Die Polizei in Görlitz hat in fast zwei Dutzend Verfahren stationäre und mobile Systeme für biometrische Überwachung eingesetzt. Die Datenschutzbeauftragte Sachsen zweifelt die angegebene Rechtsgrundlage an. Doch da es um richterliche Anordnungen geht, wird es kompliziert.
Die sächsische Polizei hat bei 21 Ermittlungsverfahren automatisierte Gesichtserkennung für Videoüberwachungsaufnahmen eingesetzt. Das geht aus einer Antwort der Sächsischen Datenschutzbeauftragten auf eine Beschwerde hervor, die wir im Volltext (PDF) veröffentlichen.

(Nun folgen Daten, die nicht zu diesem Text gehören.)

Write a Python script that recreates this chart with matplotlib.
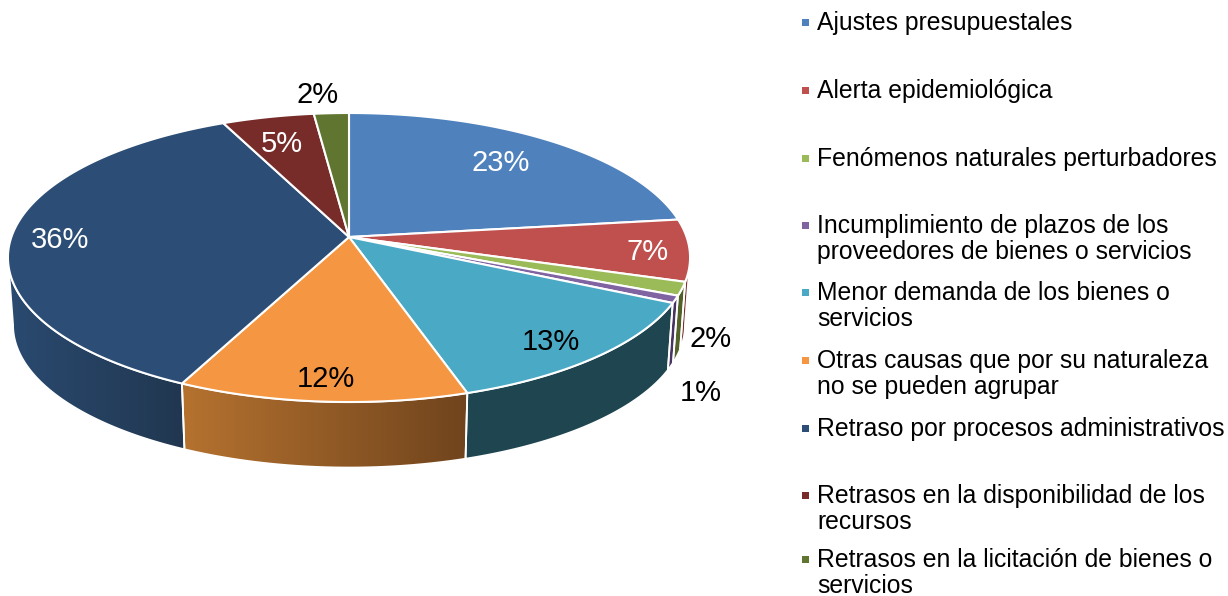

Demnach hat die Polizei Görlitz etwa mit mobilen und stationären Geräten (PerIS) in Ermittlungsverfahren den Verkehr überwacht und die Aufnahmen später händisch und automatisiert ausgewertet. Dies ist laut der Datenschutzbehörde auf Grundlage richterlicher Anordnungen passiert. Die Polizei hatte die Überwachungstechnik ohne Kenntnis der Datenschutzbehörde eingesetzt.
Die Auswertung fand laut der Polizei bis auf ein Verfahren immer retrograd, also im Nachhinein statt. Ein biometrischer Echtzeit-Abgleich habe bisher nur in dem Verfahren stattgefunden, über welches „nd“ und netzpolitik.org im Mai 2024 berichtet hatten – hier waren Berliner Strafverfolgungsbehörden verantwortlich. Die richterliche Anordnung stützte sich dabei auf die Rasterfahndungsparagrafen 98a und 98b der Strafprozessordnung.
Datenschutzbehörde sieht keine Rechtsgrundlage
Die anderen biometrischen Überwachungen fanden auf Basis von §§100h und 163f StPO statt. Nach Einschätzung der Datenschutzbehörde seien das jedoch „keine Rechtsgrundlagen, auf die derartige ‚Scans‘ des öffentlichen Verkehrsraums gestützt werden können“.
Die Datenschutzbehörde ist wegen der Unabhängigkeit der Gerichte nicht zuständig für die Prüfung richterlicher Beschlüsse, welche die Überwachung angeordnet hatten. Sie bewertet den Einsatz der Technik aber „abstrakt und unabhängig von konkreten Ermittlungsverfahren“ als „sehr kritisch“, weil diese in großer Zahl „nahezu ausschließlich unbeteiligte Dritte betreffen“ würden.
Diese Bedenken hinsichtlich der Verhältnismäßigkeit des Vorgehens verstärken sich laut der Behörde „exponentiell, wenn sich an derartige Bildaufzeichnungen eine biometrische Weiterverarbeitung der erhobenen Daten anschließt und von den Kameras erfasste Personen einem biometrischen Abgleich ihrer Gesichter mit Referenzbildern unterzogen werden“.
Hinzu komme, dass die Polizei in Görlitz den Bilddatenbestand aus den Aufzeichnungen vor dem biometrischen Abgleich nicht reduziert oder nach wie auch immer gearteten Kriterien gefiltert habe. Dadurch würden auch biometrische Daten von Personen verarbeitet, die „bestimmte, auf den Täter vermutlich zutreffende Prüfungsmerkmale“ gerade nicht erfüllen würden. Als Beispiel nennt die Behörde eine Suche nach männlichen erwachsenen Tatverdächtigen, bei der aber auch Frauen und Kinder vom biometrischen Abgleich erfasst würden.
Behörde könnte Staatsanwaltschaften biometrische Überwachung untersagen
Die Piraten-Politikerin Anne Herpertz, die sich bei der Datenschutzbehörde beschwert hatte, sagt: „Dass es sich um retrograde Abgleiche von Gesichtern statt Echtzeit-Überwachung handelt, ändert nichts an der Tatsache, dass biometrische Überwachung stattfindet.“ Eine rückläufige Überwachung würde zudem neue Fragen bezüglich Datensammelei und Vorratsdatenspeicherung aufwerfen.
Die Datenschutzbeauftragte stelle selbst fest, so Herpertz weiter, dass die bestehende Strafprozessordnung diese Praxis nicht abdecke. Herpertz fordert die Datenschutzbeauftragte auf, den Staatsanwaltschaften zu untersagen, biometrische Überwachung zu beantragen. Im Rahmen der Umsetzung des europäischen AI Acts brauche es jetzt ein klares Verbot des Einsatzes solcher Techniken in Deutschland.